Friedrich Lindenberg

pudo.org

Wrangling dirty data with messytables.

One of the largest data collection projects we have done so far has been the consolidation of the UK's departmental expenditure. Over 370 different government entities have published a total of more than 7000 spreadsheets. Many of those have obviously been hand-crafted or at least manually processed. Our goal was to consolidate the contained information into a single spreadsheet, discarding all the eccentricities included by the individual publishers.

messytables is a simple Python library that tries to extract tabular contents from spreadsheet documents created by human editors. Often, even files released as CSV or Excel are still not easy to parse programmatically. Some people like to start off spreadsheets with a title column or some metadata, while others use inapproriate formats to represent numbers or dates.

The tool offers a set of functions that help to make parsing data easier:

  • A headers detector tries to determine which row in a spreadsheet contains the actual header definitions (as opposed to any trailing content).

  • type detection attempts to guess the data type for each column, including a wide range of commonly used date formats.

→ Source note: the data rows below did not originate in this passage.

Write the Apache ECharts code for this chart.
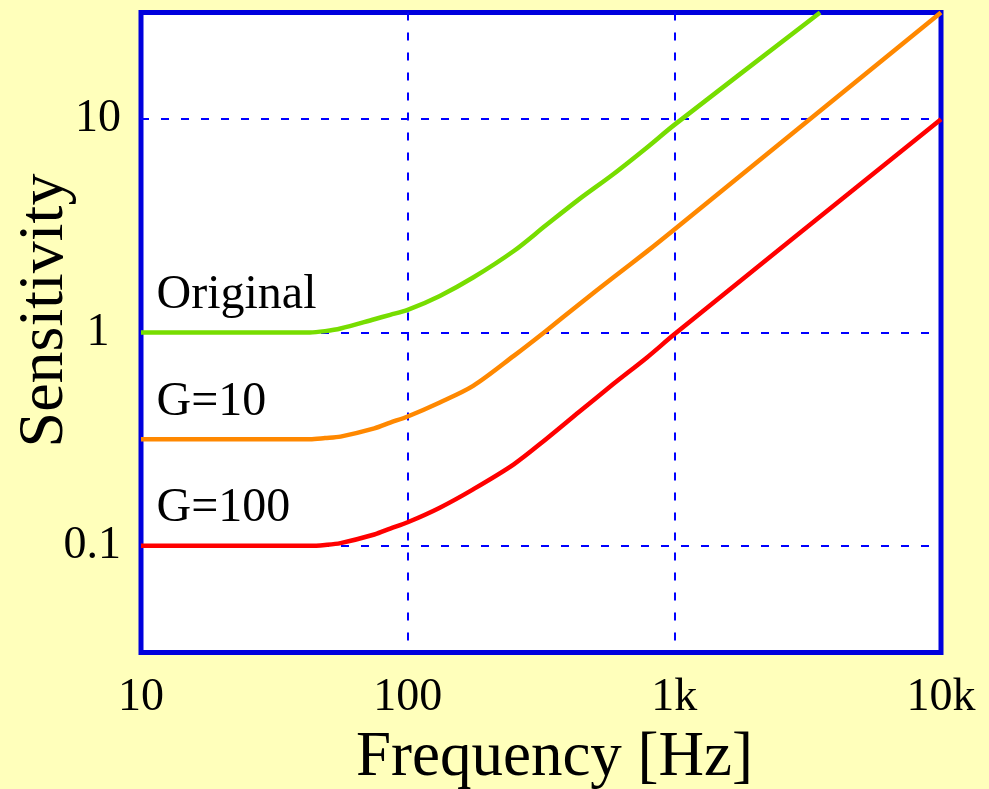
<!DOCTYPE html>
<html>
<head>
<meta charset="utf-8">
<script src="https://cdn.jsdelivr.net/npm/echarts@6/dist/echarts.min.js"></script>
<style>
  html, body { margin: 0; padding: 0; background: #FFFFBB; }
  #chart { width: 989px; height: 789px; }
</style>
</head>
<body>
<div id="chart"></div>
<script>
// Frequency points (Hz) and sensitivity readings for each curve
const origFreq = [10, 43, 49, 56, 75, 86, 100, 132, 176, 250, 330, 440, 590, 790, 1000, 3520];
const origSens = [1, 1, 1.015, 1.044, 1.154, 1.21, 1.276, 1.484, 1.81, 2.41, 3.18, 4.22, 5.52, 7.37, 9.4, 31.6];

const gainFreq = [10, 43, 49, 56, 75, 86, 100, 132, 176, 250, 330, 440, 590, 790, 1000, 10000];
const g10Sens  = [0.316, 0.316, 0.32, 0.325, 0.355, 0.378, 0.404, 0.47, 0.562, 0.777, 1.017, 1.357, 1.81, 2.40, 3.04, 31.6];
const g100Sens = [0.1, 0.1, 0.101, 0.103, 0.113, 0.1205, 0.129, 0.151, 0.184, 0.241, 0.316, 0.425, 0.573, 0.764, 0.98, 10];

const seriesNames = ['Original', 'G=10', 'G=100'];

// Axis ticks and their labels
const xTicks = [10, 100, 1000, 10000];
const xTickText = ['10', '100', '1k', '10k'];
const yTicks = [0.1, 1, 10];
const yTickText = ['0.1', '1 ', '10'];

const SERIF = 'Liberation Serif, Times New Roman, serif';

function pairs(xs, ys) { return xs.map((x, i) => [x, ys[i]]); }

function tickFormatter(ticks, texts) {
  return function (v) {
    for (let i = 0; i < ticks.length; i++) {
      if (Math.abs(Math.log10(v) - Math.log10(ticks[i])) < 1e-6) return texts[i];
    }
    return '';
  };
}

function curve(name, xs, ys, color) {
  return {
    type: 'line',
    name: name,
    data: pairs(xs, ys),
    showSymbol: false,
    smooth: 0.3,
    clip: true,
    lineStyle: { color: color, width: 4.5, join: 'round' },
    itemStyle: { color: color },
    markPoint: {
      symbol: 'circle',
      symbolSize: 1,
      itemStyle: { color: 'rgba(0,0,0,0)' },
      data: [{ coord: [xs[0], ys[0]] }],
      label: {
        show: true,
        formatter: name,
        position: 'right',
        distance: 0,
        offset: [15, -37],
        fontFamily: SERIF,
        fontSize: 48,
        color: '#000'
      }
    }
  };
}

const chart = echarts.init(document.getElementById('chart'));
chart.setOption({
  animation: false,
  backgroundColor: '#FFFFBB',
  grid: {
    left: 141, right: 48, top: 12.5, bottom: 136.5,
    containLabel: false,
    outerBoundsMode: 'none',
    show: true,
    backgroundColor: '#FFFFFF',
    borderColor: '#0000DD',
    borderWidth: 5
  },
  xAxis: {
    type: 'log',
    logBase: 10,
    min: 10,
    max: 10000,
    name: 'Frequency [Hz]',
    nameLocation: 'middle',
    nameGap: 74,
    nameMoveOverlap: false,
    nameTextStyle: { fontFamily: SERIF, fontSize: 63, color: '#000', padding: [0, 0, 0, 27] },
    axisLine: { show: false },
    axisTick: { show: false },
    minorTick: { show: false },
    axisLabel: {
      margin: 22,
      fontFamily: SERIF,
      fontSize: 46,
      color: '#000',
      formatter: tickFormatter(xTicks, xTickText)
    },
    splitLine: {
      show: true,
      showMinLine: false,
      showMaxLine: false,
      lineStyle: { color: '#0000FF', width: 2, type: [8, 12] }
    }
  },
  yAxis: {
    type: 'log',
    logBase: 10,
    min: Math.pow(10, -1.5),
    max: Math.pow(10, 1.5),
    name: 'Sensitivity',
    nameLocation: 'middle',
    nameRotate: 90,
    nameGap: 64,
    nameMoveOverlap: false,
    nameTextStyle: { fontFamily: SERIF, fontSize: 64, color: '#000', padding: [0, 0, 0, 44] },
    axisLine: { show: false },
    axisTick: { show: false },
    minorTick: { show: false },
    axisLabel: {
      margin: 20,
      fontFamily: SERIF,
      fontSize: 46,
      color: '#000',
      showMinLabel: false,
      showMaxLabel: false,
      formatter: tickFormatter(yTicks, yTickText)
    },
    splitLine: {
      show: true,
      showMinLine: false,
      showMaxLine: false,
      lineStyle: { color: '#0000FF', width: 2, type: [8, 12] }
    }
  },
  series: [
    curve(seriesNames[0], origFreq, origSens, '#77DD00'),
    curve(seriesNames[1], gainFreq, g10Sens, '#FF8800'),
    curve(seriesNames[2], gainFreq, g100Sens, '#FF0000')
  ]
});
</script>
</body>
</html>
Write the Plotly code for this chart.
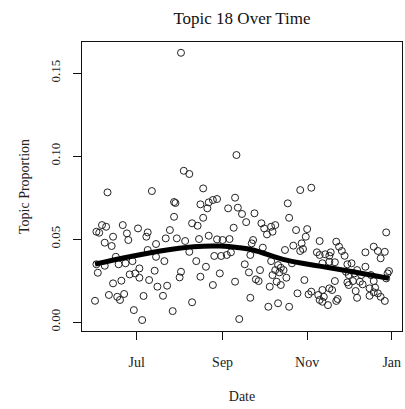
import pandas as pd
import plotly.graph_objects as go

# Day offsets since 1 June (each point = one observation) and topic proportion
day_offset = [
    9, 41, 1, 5, 8, 3, 7, 12, 13, 20, 23, 24, 31, 38, 37, 44, 1, 2, 7, 17, 22, 27, 32, 38, 44, 15,
    13, 19, 25, 29, 32, 43, 39, 45, 0, 10, 16, 21, 18, 35, 28, 34,
    62, 64, 68, 102, 78, 57, 58, 76, 82, 85, 88, 81, 96, 101, 103, 57, 78, 70, 74, 100, 54, 51,
    59, 65, 75, 82, 88, 92, 97, 68, 86, 91, 95, 98, 50, 73, 80, 62, 61, 76, 90, 52, 85, 101, 49,
    70, 56, 104,
    148, 156, 139, 106, 109, 115, 140, 120, 122, 127, 130, 124, 128, 145, 153, 152, 114, 113, 121,
    137, 143, 149, 150, 148, 160, 112, 108, 127, 132, 134, 133, 136, 130, 142, 119, 111, 116, 118,
    128, 138, 131, 126, 134, 151, 146, 154, 156, 161, 112, 125, 132, 140,
    210, 162, 174, 176, 195, 201, 204, 209, 206, 162, 166, 170, 169, 178, 180, 173, 169, 164, 182,
    185, 195, 189, 212, 181, 183, 187, 192, 199, 173, 182, 186, 191, 193, 201, 210, 211, 169, 171,
    164, 183, 198, 202, 201, 204, 188, 165, 162, 175, 174, 189, 168, 164, 198, 206, 209,
]
proportion = [
    0.0781, 0.0789, 0.0544, 0.0584, 0.0574, 0.0538, 0.0478, 0.0458, 0.0514, 0.0584, 0.0534, 0.0494,
    0.0564, 0.0540, 0.0514, 0.0470, 0.0348, 0.0297, 0.0339, 0.0348, 0.0354, 0.0367, 0.0323, 0.0434,
    0.0393, 0.0393, 0.0233, 0.0249, 0.0287, 0.0293, 0.0267, 0.0309, 0.0253, 0.0213, 0.0128, 0.0163,
    0.0152, 0.0169, 0.0133, 0.0157, 0.0072, 0.0012,
    0.1622, 0.0911, 0.0892, 0.1006, 0.0805, 0.0723, 0.0717, 0.0709, 0.0721, 0.0735, 0.0741, 0.0685,
    0.0685, 0.0749, 0.0689, 0.0634, 0.0628, 0.0595, 0.0580, 0.0568, 0.0554, 0.0504, 0.0504, 0.0488,
    0.0500, 0.0520, 0.0498, 0.0494, 0.0500, 0.0423, 0.0398, 0.0398, 0.0404, 0.0420, 0.0367, 0.0367,
    0.0333, 0.0303, 0.0269, 0.0273, 0.0293, 0.0219, 0.0223, 0.0243, 0.0158, 0.0119, 0.0066, 0.0018,
    0.0795, 0.0809, 0.0715, 0.0651, 0.0602, 0.0655, 0.0628, 0.0595, 0.0564, 0.0574, 0.0584, 0.0528,
    0.0544, 0.0554, 0.0560, 0.0514, 0.0494, 0.0474, 0.0448, 0.0434, 0.0460, 0.0474, 0.0440, 0.0428,
    0.0420, 0.0404, 0.0348, 0.0367, 0.0343, 0.0327, 0.0299, 0.0313, 0.0313, 0.0354, 0.0313, 0.0299,
    0.0257, 0.0247, 0.0283, 0.0267, 0.0243, 0.0213, 0.0223, 0.0253, 0.0173, 0.0167, 0.0183, 0.0163,
    0.0146, 0.0092, 0.0113, 0.0092,
    0.0540, 0.0488, 0.0484, 0.0454, 0.0420, 0.0454, 0.0428, 0.0423, 0.0384, 0.0404, 0.0408, 0.0420,
    0.0399, 0.0428, 0.0399, 0.0360, 0.0363, 0.0354, 0.0348, 0.0354, 0.0333, 0.0313, 0.0307, 0.0303,
    0.0283, 0.0293, 0.0283, 0.0283, 0.0247, 0.0239, 0.0247, 0.0243, 0.0227, 0.0247, 0.0263, 0.0293,
    0.0203, 0.0193, 0.0193, 0.0223, 0.0203, 0.0207, 0.0179, 0.0173, 0.0187, 0.0152, 0.0133, 0.0139,
    0.0127, 0.0146, 0.0102, 0.0122, 0.0158, 0.0152, 0.0127,
]

# Smoothed trend
smooth_day = [0, 23, 47, 71, 90, 104, 114, 138, 162, 186, 212]
smooth_value = [0.0349, 0.0390, 0.0428, 0.0454, 0.0458, 0.0448, 0.0434, 0.0373, 0.0337, 0.0303, 0.0263]

tick_dates = ["2013-07-01", "2013-09-01", "2013-11-01", "2014-01-01"]
tick_labels = ["Jul", "Sep", "Nov", "Jan"]
y_ticks = [0.00, 0.05, 0.10, 0.15]
y_tick_labels = ["0.00", "0.05", "0.10", "0.15"]

base = pd.Timestamp("2013-06-01")
dates = base + pd.to_timedelta(day_offset, unit="D")
smooth_dates = base + pd.to_timedelta(smooth_day, unit="D")

FONT = "Liberation Serif"

fig = go.Figure()
fig.add_trace(go.Scatter(
    x=dates, y=proportion, mode="markers",
    marker=dict(symbol="circle-open", size=7, color="#222", line=dict(width=1, color="#222")),
    showlegend=False, hoverinfo="skip",
))
fig.add_trace(go.Scatter(
    x=smooth_dates, y=smooth_value, mode="lines",
    line=dict(color="black", width=5, shape="spline"),
    showlegend=False, hoverinfo="skip",
))

x_lo = base - pd.Timedelta(days=9.4)
x_hi = base + pd.Timedelta(days=221.4)

fig.update_layout(
    width=405, height=409,
    margin=dict(l=82, r=3, t=42, b=78),
    paper_bgcolor="white", plot_bgcolor="white",
    font=dict(family=FONT, color="#222", size=14),
    title=dict(text="Topic 18 Over Time", x=0.5975, xanchor="center", y=0.955, yanchor="middle",
               font=dict(family=FONT, size=17, color="#111")),
    xaxis=dict(
        range=[x_lo, x_hi], tickmode="array", tickvals=tick_dates, ticktext=tick_labels,
        showgrid=False, zeroline=False, showline=True, linecolor="#111", linewidth=1.2, mirror=True,
        ticks="outside", ticklen=8, tickcolor="#111", tickwidth=1,
        ticklabelstandoff=10,
        tickfont=dict(family=FONT, size=14),
        title=dict(text="Date", standoff=22, font=dict(family=FONT, size=14)),
    ),
    yaxis=dict(
        range=[-0.0054, 0.1687], tickmode="array", tickvals=y_ticks, ticktext=y_tick_labels,
        showgrid=False, zeroline=False, showline=True, linecolor="#111", linewidth=1.2, mirror=True,
        ticks="outside", ticklen=8, tickcolor="#111", tickwidth=1, tickangle=-90,
        ticklabelstandoff=8,
        tickfont=dict(family=FONT, size=13),
        title=dict(text="Topic Proportion", standoff=14, font=dict(family=FONT, size=14)),
    ),
)

fig.write_html(
    "out.html",
    config={"displayModeBar": False},
    post_script="document.body.style.margin='0';document.body.style.overflow='hidden';",
)
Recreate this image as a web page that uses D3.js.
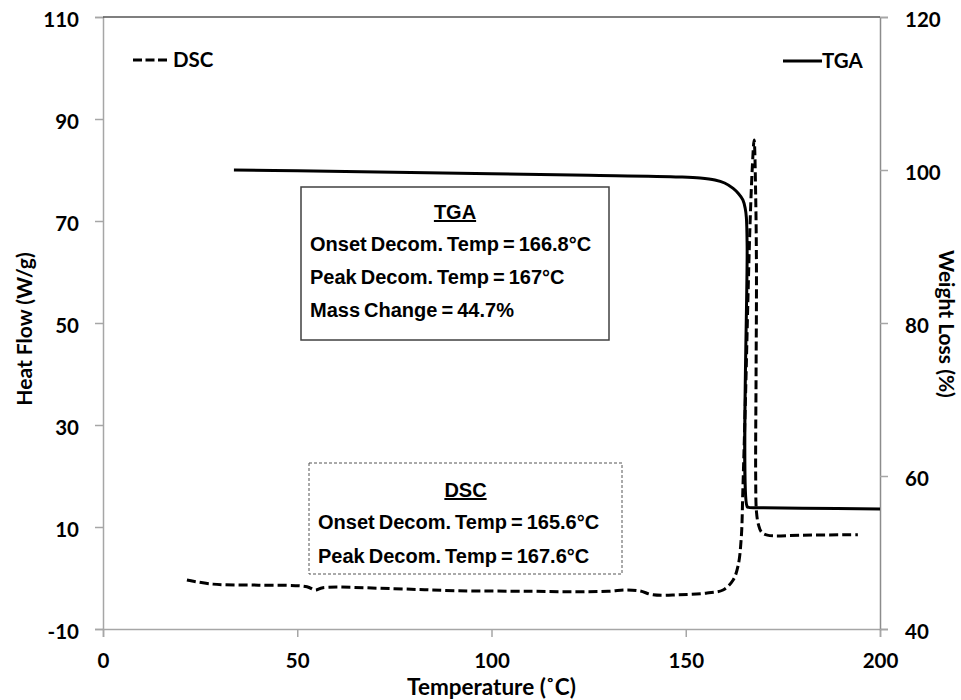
<!DOCTYPE html>
<html>
<head>
<meta charset="utf-8">
<script src="https://cdn.jsdelivr.net/npm/d3@7"></script>
<style>
  html, body { margin: 0; padding: 0; background: #fff; }
  svg { display: block; }
  .tick text { font-family: Lato, "Open Sans", sans-serif; font-weight: 700; font-size: 20.5px; fill: #000; }
  .title { font-family: Lato, "Open Sans", sans-serif; font-weight: 700; font-size: 21px; fill: #000; }
  .note { font-family: "Liberation Sans", Arial, sans-serif; font-weight: 700; font-size: 20px; fill: #000; word-spacing: -1.5px; }
</style>
</head>
<body>
<script>
// Temperature (°C) and DSC heat flow (W/g)
const dscTemp = [21.6, 28.3, 40, 52.5, 54.6, 56.6, 75, 91.1, 110, 121, 130, 134.9, 138.2, 141.6, 148, 155.5, 159.6, 162.2, 163.5, 164.3, 164.7, 165.4, 166.0, 166.5, 167.1, 167.6, 168.0, 168.2, 168.1, 168.0, 168.2, 168.7, 169.5, 171, 180, 194.3];
const dscFlow = [-0.4, -1.2, -1.4, -1.7, -2.35, -1.9, -2.1, -2.5, -2.6, -2.7, -2.6, -2.35, -2.55, -3.3, -3.3, -2.95, -2.35, -0.4, 2.5, 8, 17.3, 36, 54.5, 68.2, 80, 85.9, 75, 60, 40, 20, 13, 10.5, 9.0, 8.4, 8.4, 8.5];

// Temperature (°C) and TGA weight (%)
const tgaTemp = [33.7, 50, 75, 100, 125, 148.5, 153.7, 157.5, 160, 162.2, 163.6, 164.7, 165.3, 165.6, 165.8, 165.8, 166.2, 170, 180, 200];
const tgaWeight = [100.0, 99.9, 99.7, 99.5, 99.3, 99.08, 98.95, 98.7, 98.3, 97.6, 96.9, 96.1, 95.0, 93.8, 90, 56.0, 55.9, 55.85, 55.8, 55.7];

// Axis ticks
const xTicks = [0, 50, 100, 150, 200];
const leftTicks = [-10, 10, 30, 50, 70, 90, 110];
const rightTicks = [40, 60, 80, 100, 120];

// Annotation text
const tgaNotes = ["TGA", "Onset Decom. Temp = 166.8°C", "Peak Decom. Temp = 167°C", "Mass Change = 44.7%"];
const dscNotes = ["DSC", "Onset Decom. Temp = 165.6°C", "Peak Decom. Temp = 167.6°C"];

const W = 961, H = 700;
const svg = d3.select("body").append("svg").attr("width", W).attr("height", H);

const x = d3.scaleLinear().domain([0, 200]).range([103, 880]);
const yL = d3.scaleLinear().domain([-10, 110]).range([629, 17]);
const yR = d3.scaleLinear().domain([40, 120]).range([629, 17]);

const axisColor = "#a6a6a6";
const plain = d => String(d);

// Axes
const gx = svg.append("g").attr("transform", `translate(0,${yL(-10)})`)
  .call(d3.axisBottom(x).tickValues(xTicks).tickSize(8).tickPadding(16).tickFormat(plain));
const gl = svg.append("g").attr("transform", `translate(${x(0)},0)`)
  .call(d3.axisLeft(yL).tickValues(leftTicks).tickSize(8).tickPadding(16).tickFormat(plain));
const gr = svg.append("g").attr("transform", `translate(${x(200)},0)`)
  .call(d3.axisRight(yR).tickValues(rightTicks).tickSize(8).tickPadding(17).tickFormat(plain));

[gx, gl, gr].forEach(g => {
  g.select(".domain").attr("stroke", axisColor).attr("stroke-width", 1.5);
  g.selectAll(".tick line").attr("stroke", axisColor).attr("stroke-width", 1.5);
});
gl.selectAll(".tick text").attr("dy", "0.45em");
gr.selectAll(".tick text").attr("dy", "0.45em");
gx.selectAll(".tick text").attr("dy", "0.72em");
gr.select(".domain").attr("stroke", "#8c8c8c");

// Top border of the plot area
svg.append("line")
  .attr("x1", x(0)).attr("x2", x(200)).attr("y1", yL(110)).attr("y2", yL(110))
  .attr("stroke", "#555").attr("stroke-width", 1.5);

// Axis titles
svg.append("text").attr("class", "title").style("font-size", "22.5px")
  .attr("x", x(100)).attr("y", 695).attr("text-anchor", "middle")
  .text("Temperature (˚C)");
svg.append("text").attr("class", "title")
  .attr("transform", `translate(32,${yL(50) + 6}) rotate(-90)`).attr("text-anchor", "middle")
  .text("Heat Flow (W/g)");
svg.append("text").attr("class", "title")
  .attr("transform", `translate(939,${yL(50) + 1}) rotate(90)`).attr("text-anchor", "middle")
  .text("Weight Loss (%)");

// Curves
const smooth = d3.curveCatmullRom.alpha(0.5);
svg.append("path")
  .datum(tgaTemp.map((t, i) => [t, tgaWeight[i]]))
  .attr("d", d3.line().x(d => x(d[0])).y(d => yR(d[1])).curve(smooth))
  .attr("fill", "none").attr("stroke", "#000").attr("stroke-width", 3);

svg.append("path")
  .datum(dscTemp.map((t, i) => [t, dscFlow[i]]))
  .attr("d", d3.line().x(d => x(d[0])).y(d => yL(d[1])).curve(smooth))
  .attr("fill", "none").attr("stroke", "#000").attr("stroke-width", 3)
  .attr("stroke-dasharray", "9,4");

// Legend
svg.append("line").attr("x1", 133).attr("x2", 167).attr("y1", 60).attr("y2", 60)
  .attr("stroke", "#000").attr("stroke-width", 3).attr("stroke-dasharray", "9,3.5");
svg.append("text").attr("class", "title").style("font-size", "20.5px")
  .attr("x", 173).attr("y", 67).text("DSC");
svg.append("line").attr("x1", 783).attr("x2", 822).attr("y1", 61).attr("y2", 61)
  .attr("stroke", "#000").attr("stroke-width", 3);
svg.append("text").attr("class", "title").style("font-size", "20.5px")
  .attr("x", 822).attr("y", 68).text("TGA");

// Annotation boxes
function noteBox(x0, y0, w, h, lines, rowY, dashed) {
  const g = svg.append("g");
  g.append("rect").attr("x", x0).attr("y", y0).attr("width", w).attr("height", h)
    .attr("fill", "#fff")
    .attr("stroke", dashed ? "#555" : "#404040")
    .attr("stroke-width", dashed ? 1 : 1.5)
    .attr("stroke-dasharray", dashed ? "3,2" : null);
  lines.forEach((s, i) => {
    const t = g.append("text").attr("class", "note").attr("y", rowY[i] + 7).text(s);
    if (i === 0) {
      t.attr("x", x0 + w / 2).attr("text-anchor", "middle").attr("text-decoration", "underline");
    } else {
      t.attr("x", x0 + 9);
    }
  });
}
noteBox(301, 187, 308, 153, tgaNotes, [212, 244, 277, 310], false);
noteBox(309, 463, 313, 111, dscNotes, [490, 522, 556], true);
</script>
</body>
</html>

  • support for streaming data, so that extremely large tables can be processed without loading the entire data into memory.

  • and, of course, it supports a range of spreadsheet types - from trusty CSV to Excel and even OpenOffice formats.

We've since also started using messytables to load data into the data API of CKAN, where it serves as the ETL for the datastore and related ReclineJS previews.

If you're interested, check out the messytables documentation and the uk25k scripts which use it to gather UK government finance.

Of course, messytables is not a cure-all and only useful for reading data.

  • tablib, for example, has a fantastic API that makes writing, analyzing and converting data a breeze.
  • csvkit has a set of command line utilities that should be pre-installed on any computer.

But when it comes to tables that are a complete mess: give it a try!